No, we’re going to stay disciplined on the leverage, but I think what it does as it builds our confidence in two things. We will continue to look at acquisitions and now we’re getting the balance sheet back in a position where we have I'd say the right to go look at acquisition. And then secondly, Tom commented on his comments that the Luvata integration has gone quite well with anything you always know where your tough points are and your opportunities. But everything we really set out to do we achieved. So I think it's a combination of we’re building the cash flow, the balance sheet is in a reasonable position and we had good success with Luvata. So we don't want to go again, we’re going to stay long-term to the 1.5 to 2.5 leverage ratio. But if the right opportunity came, I think we would look at it again like we did with Luvata for a temporary spike with a strong commitment to get it quickly back under our target ratio.

Matthew Paige

Analyst

And then I guess maybe along those lines could you provide a little color into your M&A pipeline? What areas are you looking to expand? And have you seen reasonable valuation multiples? Kind of along those lines.

Tom Burke

Analyst

Yes, so we set up an office - a new function of strategy and business development office and manned that up on a search that’s looking through key markets. As I mentioned in my comments that our focus is on diversification as to keep that momentum going. Right now we’re at a 60/40 split between vehicular and what we call industrial.

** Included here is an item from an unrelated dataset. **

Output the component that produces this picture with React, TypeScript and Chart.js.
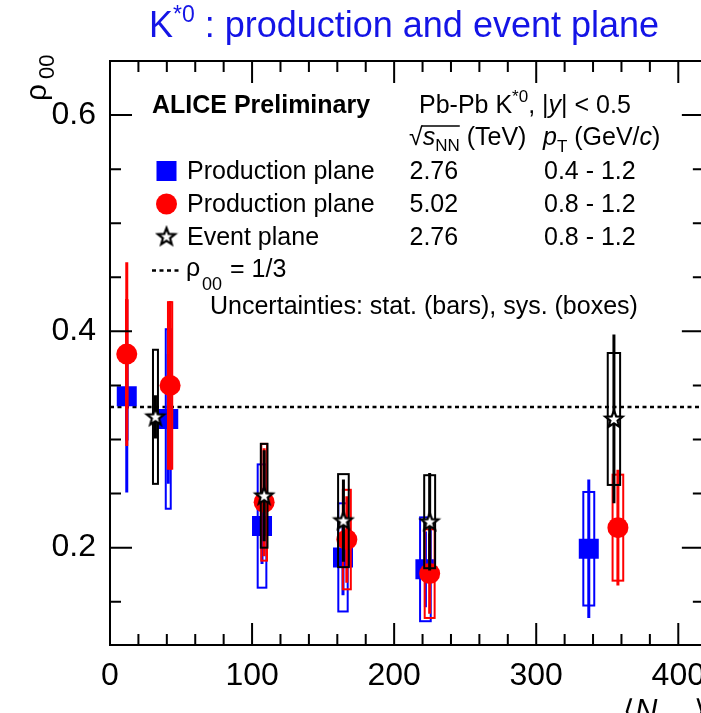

We see the benefits of that, we think that improving that ratio to more parity between the two is a way to go because of again diversification with the solid focus on our core technical strength of thermal management gives us a lots of advantages both on earnings, quality of earnings, capital - intensity being less and again more diversification across markets and customer. So look for us to be spending a lot of time in an industrial space which could - and we’re seeing opportunities and clearly we’re going to be shopping wisely.

Mick Lucareli

Analyst

And it took us - we talked quite few quarters about maybe a year or more about before we announced Luvata and valuations that really depends on each opportunity and there are some that are going to be quite reasonable and fit well with our competencies. And then there will be ones like we had before Luvata that we won't participate or we’ll pass either the multiples goes up or we don't see the synergy benefits to justify the cost. So really answer will be it really depends on the particular company we’re talking about.

Matthew Paige

Analyst

All right. And then one more question from me. Through the presentation it seems like you are forecasting continued end market improvements and you noted some expected margin expansion. How much conservatism is baked into your EPS guidance?

Mick Lucareli

Analyst

Well it will be CFO talking here. We stretched the team really hard and we always try to go forward with the shareholders and we always tried to deliver guidance that is right in line with what we’re pushing the teams for. With the metal’s headwinds this year and all of the volume launches, we really have pushed the teams hard. So I will leave it at, I don't think you ever have any management - no management team is ever going to say we can’t hit the numbers so they are sandbagged. But I think we're trying to build an expectation with all of you that we're coming right down the middle in this year’s - the lever where we really pushed hard to deliver another year of strong growth and there is a lot of work to do to hit those numbers.

Operator

Operator

I'm showing no further questions at this time. I would now like to turn the conference back to Kathy Powers.

Kathleen Powers

Analyst

Thank you. Thank you for joining us this morning. A replay of this call will be available through our website in about two hours. We hope you have a great day.

Operator

Operator

Ladies and gentlemen, thank you for participating in today's conference. This does conclude our presentation. And you may all disconnect. Everyone have a great day.